Cover drawing for Krokodil of 15 July 1923 ("Krokodil for the Air Fleet!")

Krokodil
In 1922 Cheremenkyh was one of the co-founders of the satirical magazine Krokodil, where he would work until his death. He also contributed to other magazines, such as Bezbozhnik u stanka and Smekhach.

World War II
In 1938 Russia and Nazi Germany signed the Molotov-Ribbentrop Pact, which ensured that both countries would stay neutral in each other's affairs and wouldn't attack each other during a military conflict. However, in 1941 Hitler broke his promise and invaded Russia. Joseph Stalin was completely caught by surprise, as he was badly prepared for such an attack. But the Russian army instantly fought back. The ROSTA news agency quickly established a special unit to produce motivational posters and propaganda cartoons. Cheremnykh was one of many artists who supported their motherland. He worked from the TASS studio in Moscow. One of his posters makes use of sequential images: 'What Hitler Wants - And What He Will Get' (1941), where Hitler announces his demands in the first panel, only to be beaten up by the Russian army in the next.

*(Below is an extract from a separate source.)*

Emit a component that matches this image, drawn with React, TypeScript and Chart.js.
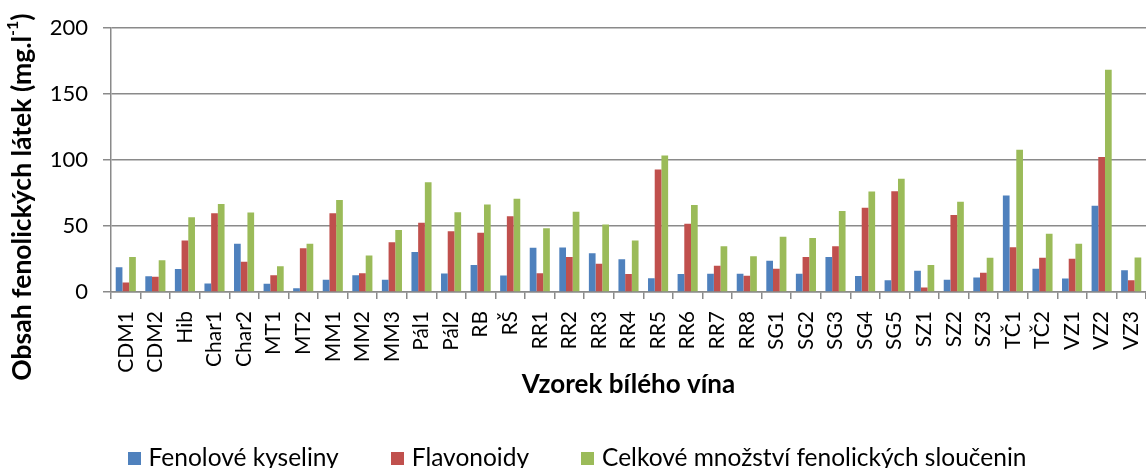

'The American Lifestyle' (1949).

Post-war career
Between 1949 and 1962, Cheremnykh was a teacher at the V.I. Surikov Art Institute in Moscow, becoming a professor in 1950. In 1949 he made 'The American Lifestyle', a cartoon depicting gangsterism and crime in the United States in five sequential images. The work has no clear narrative, but the watch in the center satirizes the American motto "time is money", while the bandits rush victims and each other into an early grave.

Illustration and design
As a book illustrator, he livened up stories by M.E. Saltykov-Shchedrin and between 1939 and 1941 he worked as a stage artist for A.F. Pashchenko's 'Madame de Pompadour', produced by the Malyi Opera Theater in Leningrad. He also designed sets for the Ballet of the Belorussian Soviet Socialist Republic in Minsk.

Recognition
In 1942, Cheremnykh received the USSR State Prize and Stalin Prize and in 1952 he was named People's Artist of the Russian Soviet Federative Socialist Republic, as well as a member of the Russian Academy of Arts. Later he received the Order of the Badger of Honor too.

Death
Mikhail Cheremnykh passed away in Moscow in 1962.


'How Deserters Helped Capitalists' (1919).